A sales tax audit occurs when a state or government agency reviews a private company’s accounting information. The agency will send an auditor to the company and complete a review of accounting and business information. This review may also include a review of sales tax returns sent to the agency by the company. Finding discrepancies is typically the purpose of the audit.

Initial Contact and Planning

The sales tax agency typically sends a notice to alert companies of upcoming audits. The audit will often last several days; in some cases, an entire week may be necessary depending on the company’s size. The agency will indicate how many months or years the agency will audit for sales tax collections. The company will usually gather this information and place it in a location where auditors can comb through the documents while on site.

Stage I Procedures

Sales tax audits often have two stages.

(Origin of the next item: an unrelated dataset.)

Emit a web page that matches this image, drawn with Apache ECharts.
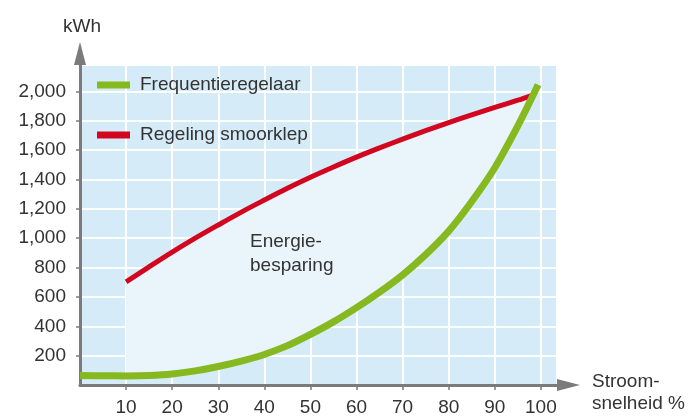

First, the audit will compare sales tax returns filed with historical sales information from the general ledger. Bank deposits, sales tax payable records, federal tax returns and procurement documents may all be part of this process. The purpose of this stage is to ensure the returns initially filed with the sales tax agency are accurate and include all sales for the given time period.

Stage II Procedures

The second audit stage may occur at the same time as the first or at a later date. The auditor uses this stage to review additional information relating to sales tax returns. Exemption certificates, state nexus agreements, resale certificates, sales tax licenses and similar information are under review. This proves the company follows all state laws and mandates in accordance to sales tax laws. Additional samples relating to current sales and tax calculations are also under review here.

Audit Findings

Auditors will usually prepare a fieldwork statement that provides a brief look into the sales tax audit. A formal letter is necessary to provide an official statement on the company’s sales tax procedures. This formal letter comes directly from the state agency and either provides a statement of approval or request to remit unpaid taxes, along with penalties and fees. Though a company can dispute the findings, states do not have to change the findings based on this commentary.